Este Acto es el IV en la versión de 1883.

El monasterio iluminado por la Luna de Saint-Just

Isabel se arrodilla ante la tumba de Carlos V. Se compromete a ayudar a Carlos en su vía a cumplir su destino en Flandes, pero ella misma sólo desea la muerte (Aria: “Toi qui sus le néant” / “Tu che le vanità”). Carlos aparece y tienen una despedida final, prometiendo encontrarse de nuevo en el Cielo (Dúo: “Au revoir dans un monde où la vie est meilleure” / “Ma lassù ci vedremo in un mondo migliore”).

Este dúo fue revisado dos veces por Verdi.

Felipe y el Gran Inquisidor entran: el rey declara que habrá un doble sacrificio, y el Inquisidor confirma que cumplirá con su deber. Sigue un breve juicio sumario.
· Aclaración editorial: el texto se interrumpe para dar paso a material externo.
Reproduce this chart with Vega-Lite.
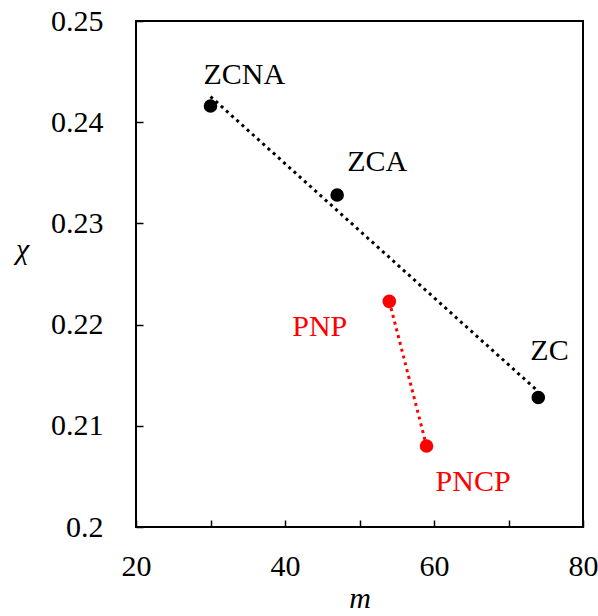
{
  "$schema": "https://vega.github.io/schema/vega-lite/v6.json",
  "autosize": {"type": "none"},
  "padding": {"left": 136, "top": 21, "right": 15, "bottom": 89},
  "width": 447,
  "height": 506,
  "background": "white",
  "config": {
    "font": "Liberation Serif",
    "view": {"stroke": "black", "strokeWidth": 2},
    "text": {"font": "Liberation Serif"},
    "axis": {"grid": false, "domain": false, "tickColor": "black", "tickWidth": 1.5, "tickSize": -7, "labelFont": "Liberation Serif", "labelFontSize": 30, "labelColor": "black", "titleFont": "Liberation Serif", "titleFontSize": 30, "titleFontStyle": "italic", "titleFontWeight": "normal", "titleColor": "black"}
  },
  "data": {"values": [
    {"name": "ZCNA", "m": 30, "chi": 0.2416, "group": "Z"},
    {"name": "ZCA", "m": 47, "chi": 0.2328, "group": "Z"},
    {"name": "ZC", "m": 74, "chi": 0.2128, "group": "Z"},
    {"name": "PNP", "m": 54, "chi": 0.2223, "group": "P"},
    {"name": "PNCP", "m": 59, "chi": 0.2080, "group": "P"}
  ]},
  "encoding": {
    "x": {"field": "m", "type": "quantitative", "scale": {"domain": [20, 80], "nice": false, "zero": false},
      "axis": {"title": "m", "values": [20, 30, 40, 50, 60, 70, 80], "labelExpr": "datum.value % 20 == 0 ? datum.label : ''", "labelBaseline": "alphabetic", "labelPadding": 55, "titleY": 80, "titleBaseline": "alphabetic", "labelFlush": false, "labelOverlap": false}},
    "y": {"field": "chi", "type": "quantitative", "scale": {"domain": [0.2, 0.25], "nice": false, "zero": false},
      "axis": {"title": "χ", "values": [0.2, 0.21, 0.22, 0.23, 0.24, 0.25], "labelExpr": "datum.value == 0.2 ? '0.2' : format(datum.value, '.2f')", "labelPadding": 40, "labelBaseline": "middle", "titleAngle": 0, "titleX": -114, "titleY": 237, "titleAlign": "center", "titleBaseline": "alphabetic", "labelFlush": false, "labelOverlap": false}}
  },
  "layer": [
    {
      "transform": [{"filter": "datum.group == 'Z'"}, {"regression": "chi", "on": "m"}],
      "mark": {"type": "line", "color": "black", "strokeWidth": 3, "strokeDash": [3, 4]},
      "encoding": {}
    },
    {
      "transform": [{"filter": "datum.group == 'P'"}],
      "mark": {"type": "line", "color": "#ff0000", "strokeWidth": 3, "strokeDash": [3, 4]},
      "encoding": {}
    },
    {
      "mark": {"type": "circle", "size": 185, "opacity": 1},
      "encoding": {"color": {"field": "group", "type": "nominal", "scale": {"domain": ["Z", "P"], "range": ["black", "#ff0000"]}, "legend": null}}
    },
    {
      "transform": [{"filter": "datum.name == 'ZCNA'"}],
      "mark": {"type": "text", "align": "left", "baseline": "alphabetic", "dx": -7, "dy": -22, "fontSize": 30, "color": "black"},
      "encoding": {"text": {"field": "name"}}
    },
    {
      "transform": [{"filter": "datum.name == 'ZCA'"}],
      "mark": {"type": "text", "align": "left", "baseline": "alphabetic", "dx": 10, "dy": -24, "fontSize": 30, "color": "black"},
      "encoding": {"text": {"field": "name"}}
    },
    {
      "transform": [{"filter": "datum.name == 'ZC'"}],
      "mark": {"type": "text", "align": "left", "baseline": "alphabetic", "dx": -8, "dy": -37, "fontSize": 30, "color": "black"},
      "encoding": {"text": {"field": "name"}}
    },
    {
      "transform": [{"filter": "datum.name == 'PNP'"}],
      "mark": {"type": "text", "align": "right", "baseline": "alphabetic", "dx": -42, "dy": 35, "fontSize": 30, "color": "#ff0000"},
      "encoding": {"text": {"field": "name"}}
    },
    {
      "transform": [{"filter": "datum.name == 'PNCP'"}],
      "mark": {"type": "text", "align": "left", "baseline": "alphabetic", "dx": 9, "dy": 45, "fontSize": 30, "color": "#ff0000"},
      "encoding": {"text": {"field": "name"}}
    }
  ]
}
El juicio se omitió en 1883.

Carlos, llamando a Dios, saca su espada para defenderse de los guardias del Inquisidor, cuando de repente, el Monje emerge de la tumba de Carlos V. Agarra a Carlos por el hombro, y en alto proclama que la turbulencia del mundo persistirá incluso en la Iglesia; no podemos descansar sino en el Cielo. Felipe y el Inquisidor reconocen la voz del Monje como la del padre del rey, el anterior emperador Carlos V (“Carlo Quinto”). Todo el mundo grita horrorizado, y el Monje/anterior Emperador arrastra a Carlos a la fuerza a la tumba y sella la salida. Cae el telón.